Cornell Bowers College of Computing and Information Science
database graphic


CS Grad Student Refining Search Engine Capabilities to Make Them Faster

by Bill Steele, Cornell Chronicle

If you enter “Oklahoma” in a search engine, you might get a travelogue, news about the oil industry, Oklahoma State football scores or an article on Rodgers and Hammerstein musicals. What appears at the top of the list might – and should – depend on what you were actually looking for.

Web search engines, social media sites and retailers that offer you recommendations sometimes “personalize” the ranking of results by looking at your search history.

“If you buy something from Amazon tonight, when you come back tomorrow they may show you related products,” explained Wenlei Xie, a graduate student in the field of computer science. “They have computed the rankings offline, based on your choice.”

But now Xie and colleagues have refined the algorithm (the underlying design of the computer program) to make it faster so search engines can become interactive, responding to your interests in real time. The new method is, they say, “breaking a decade-old performance barrier.” The techniques could be applied in social media and private and commercial databases as well as in Web searches and recommendation systems.

Xie is first author of a paper describing the innovation presented at the 21st ACM SIGKDD Conference on Knowledge Discovery and Data Mining, last summer in Sydney, Australia, where it received the Best Student Paper Award. He collaborated with Johannes Gehrke, the Tisch University Professor of Computer Science; David Bindel, assistant professor of computer science; and principal research scientist Alan Demers.

Your search history might be visualized as a “graph.” In computer science, that’s not a squiggly line that shows how your company’s profits have been falling off, but rather a sort of concept map in which small circles called “nodes” represent items of information, connected by lines called “edges” that represent relationships. (A computer doesn’t use pictures. It just stores the data items and links between them. Humans draw a graph to help in thinking about it.)

To examine your history, the computer does a “random walk” through the graph until it has read out all the information. To guide the walk, nodes and edges may be “weighted.” Nodes may record how many times you have visited that website or looked at that product. Edges may show the importance of a relationship. In social media, for example, “spouse” is a stronger relationship than “co-worker.”

With a “node-weighted” algorithm, a walker landing on low-rated nodes could “teleport” to others at random, ending up with information on just the most interesting nodes. But “edge weighting” works better, the Cornell researchers say.

On Twitter, they point out, ranking by how much two people have interests in common gives better results than just looking at the topics on which each user tweets.
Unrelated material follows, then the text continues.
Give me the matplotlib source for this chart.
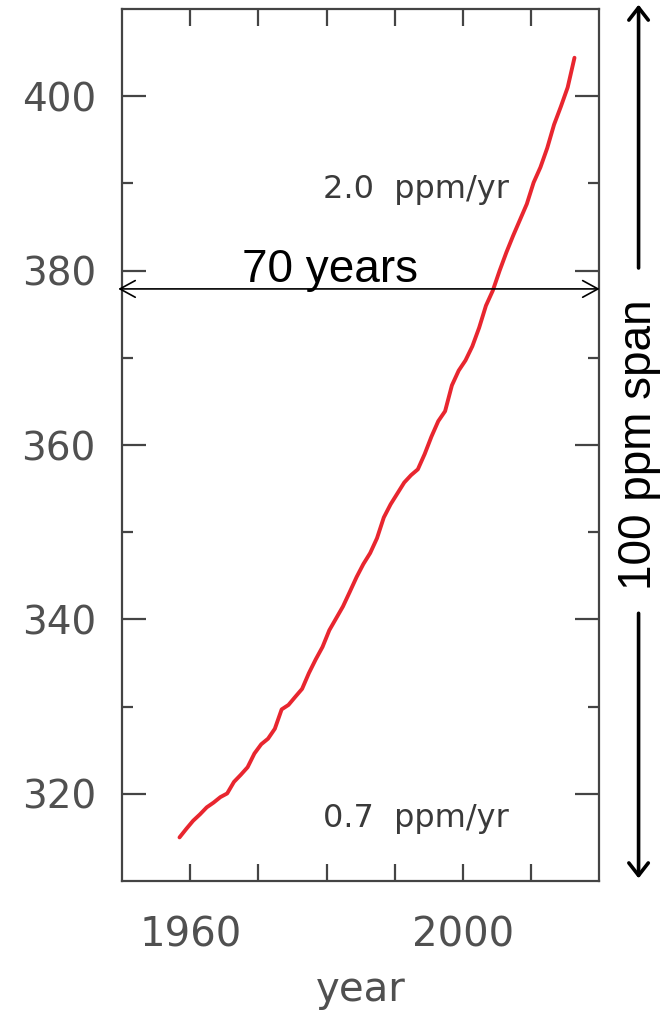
import matplotlib
matplotlib.use("Agg")
import matplotlib.pyplot as plt
from matplotlib.ticker import FixedLocator

# Mauna Loa CO2 annual means (ppm)
years = [1958, 1959, 1960, 1961, 1962, 1963, 1964, 1965, 1966, 1967, 1968, 1969,
         1970, 1971, 1972, 1973, 1974, 1975, 1976, 1977, 1978, 1979, 1980, 1981,
         1982, 1983, 1984, 1985, 1986, 1987, 1988, 1989, 1990, 1991, 1992, 1993,
         1994, 1995, 1996, 1997, 1998, 1999, 2000, 2001, 2002, 2003, 2004, 2005,
         2006, 2007, 2008, 2009, 2010, 2011, 2012, 2013, 2014, 2015, 2016]
co2 = [315.0, 315.98, 316.91, 317.64, 318.45, 318.99, 319.62, 320.04, 321.37,
       322.18, 323.05, 324.62, 325.68, 326.32, 327.46, 329.68, 330.19, 331.12,
       332.03, 333.84, 335.41, 336.84, 338.76, 340.12, 341.48, 343.15, 344.85,
       346.35, 347.61, 349.31, 351.69, 353.20, 354.45, 355.70, 356.54, 357.21,
       358.96, 360.97, 362.74, 363.88, 366.84, 368.54, 369.71, 371.32, 373.45,
       375.98, 377.70, 379.98, 382.09, 384.02, 385.83, 387.64, 390.10, 391.85,
       394.06, 396.74, 398.81, 401.01, 404.41]
x_mid = [y + 0.4 for y in years]

x_ticks = [1960, 1970, 1980, 1990, 2000, 2010]
x_labels = ["1960", "", "", "", "2000", ""]
y_major = [320, 340, 360, 380, 400]
y_minor = [330, 350, 370, 390]
rate_low = "0.7  ppm/yr"
rate_high = "2.0  ppm/yr"

W, H = 669, 1013
fig = plt.figure(figsize=(W / 100, H / 100), dpi=100)
ax = fig.add_axes([122.3 / W, 1 - 881 / H, (599 - 122.3) / W, (881 - 9) / H])

ax.plot(x_mid, co2, color="#e8262f", lw=2.8, solid_capstyle="round",
        solid_joinstyle="round")

ax.set_xlim(1950, 2020)
ax.set_ylim(310, 410)

grey = "#444444"
lab = "#505050"
for s in ax.spines.values():
    s.set_color(grey)
    s.set_linewidth(1.6)

ax.xaxis.set_major_locator(FixedLocator(x_ticks))
ax.set_xticklabels(x_labels)
ax.yaxis.set_major_locator(FixedLocator(y_major))
ax.yaxis.set_minor_locator(FixedLocator(y_minor))
ax.tick_params(axis="x", which="major", direction="in", length=12, width=1.6,
               color=grey, top=True, bottom=True, labelsize=29, labelcolor=lab, pad=25)
ax.tick_params(axis="y", which="major", direction="in", length=17, width=1.6,
               color=grey, left=True, right=True, labelsize=28, labelcolor=lab, pad=19)
ax.tick_params(axis="y", which="minor", direction="in", length=8, width=1.6,
               color=grey, left=True, right=True)
ax.set_xlabel("year", fontsize=29, color=lab, labelpad=10)

ax.text(1979.4, 389.3, rate_high, fontsize=23, color="#3a3a3a", va="center", ha="left")
ax.text(1979.4, 317.2, rate_low, fontsize=23, color="#3a3a3a", va="center", ha="left")

# 70 years arrow
ax.annotate("", xy=(1949.4, 377.9), xytext=(2020.1, 377.9),
            arrowprops=dict(arrowstyle="<->,head_length=0.55,head_width=0.3",
                            lw=1.2, color="black", shrinkA=0, shrinkB=0, mutation_scale=20),
            annotation_clip=False)
ax.text(1980.5, 377.6, "70 years", fontsize=33, family="Liberation Sans",
        ha="center", va="bottom", color="black")

# 100 ppm span arrows
xa = 1.083
trans = ax.get_yaxis_transform()
ax.annotate("", xy=(xa, 410.5), xycoords=trans, xytext=(xa, 380.3), textcoords=trans,
            arrowprops=dict(arrowstyle="->,head_length=0.45,head_width=0.35",
                            lw=2.6, color="black", shrinkA=0, shrinkB=0, mutation_scale=20),
            annotation_clip=False)
ax.annotate("", xy=(xa, 310.3), xycoords=trans, xytext=(xa, 340.7), textcoords=trans,
            arrowprops=dict(arrowstyle="->,head_length=0.45,head_width=0.35",
                            lw=2.6, color="black", shrinkA=0, shrinkB=0, mutation_scale=20),
            annotation_clip=False)
ax.text(xa, 360.0, "100 ppm span", transform=trans, rotation=90, fontsize=33,
        family="Liberation Sans", ha="center", va="center", color="black")

fig.savefig("out.png", dpi=100)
There already are ranking algorithms available that use edge weights, but they’re slow. To speed it up, the researchers “reduce” the graph and make the walk faster – sort of like looking at a map of the United States that shows only interstate highways, not all the county roads and city streets.

The algorithm looks for nodes that are “correlated” – representing similar interests, and with strong connections between them. A high school student checking out colleges might visit a lot of university websites; these could be combined into one large and very important node in the simplified graph. “It’s like we can collapse a million nodes into a hundred virtual nodes,” Xie explained.
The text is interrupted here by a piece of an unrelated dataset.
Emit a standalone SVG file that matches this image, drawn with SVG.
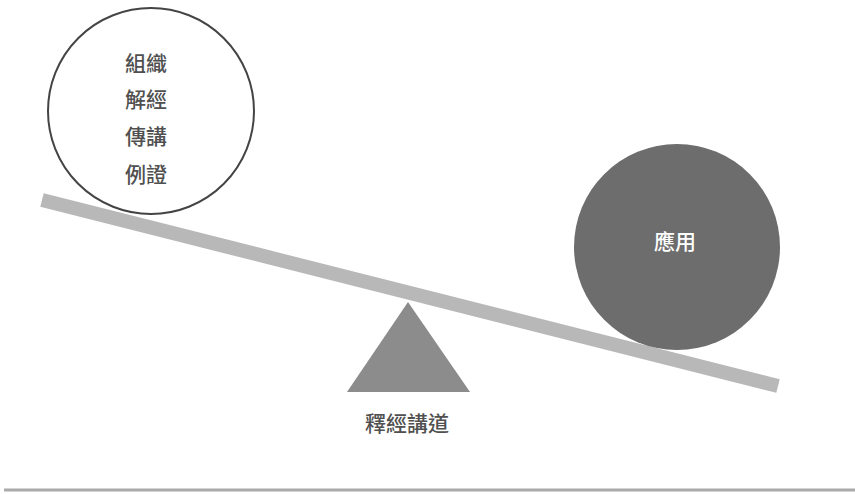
<svg xmlns="http://www.w3.org/2000/svg" width="855" height="494" viewBox="0 0 855 494">
<style>
.lbl{font-family:"Noto Sans CJK TC","Noto Sans CJK SC",sans-serif;font-size:21px;font-weight:500;text-anchor:middle;dominant-baseline:central}
.dark{fill:#505050}
.light{fill:#ffffff}
</style>
<rect width="855" height="494" fill="#ffffff"/>
<g id="beam">
<line x1="42" y1="200" x2="778" y2="386" stroke="#b8b8b8" stroke-width="14"/>
</g>
<g id="left-circle">
<circle cx="151" cy="111" r="103" fill="none" stroke="#444444" stroke-width="2"/>
<text class="lbl dark" x="146" y="62">組織</text>
<text class="lbl dark" x="146" y="98">解經</text>
<text class="lbl dark" x="146" y="135">傳講</text>
<text class="lbl dark" x="146" y="173">例證</text>
</g>
<g id="right-circle">
<circle cx="677" cy="247" r="103" fill="#6d6d6d"/>
<text class="lbl light" x="675" y="240">應用</text>
</g>
<g id="fulcrum">
<polygon points="408,302 347,392 470,392" fill="#8c8c8c"/>
<text class="lbl dark" x="407" y="422">釋經講道</text>
</g>
<g id="base-line">
<line x1="4" y1="490" x2="855" y2="490" stroke="#aaaaaa" stroke-width="3"/>
</g>
</svg>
The researchers tested their method on a database of scholarly publications and a blog search system and found that it worked five orders of magnitude faster than currently used methods. They also found that their reduced model speeded up “learn to rank” systems where the computer notes which items in a list the user clicks on to get an idea of the user’s preferences.

A way to make the results even more timely, the researchers suggested, might be to do the calculations on the client side, after downloading the reduced model to the client’s computer. They would also like to update the reduced model continuously as new data comes in.

The work was supported by the National Science Foundation and the National Research Council of Norway.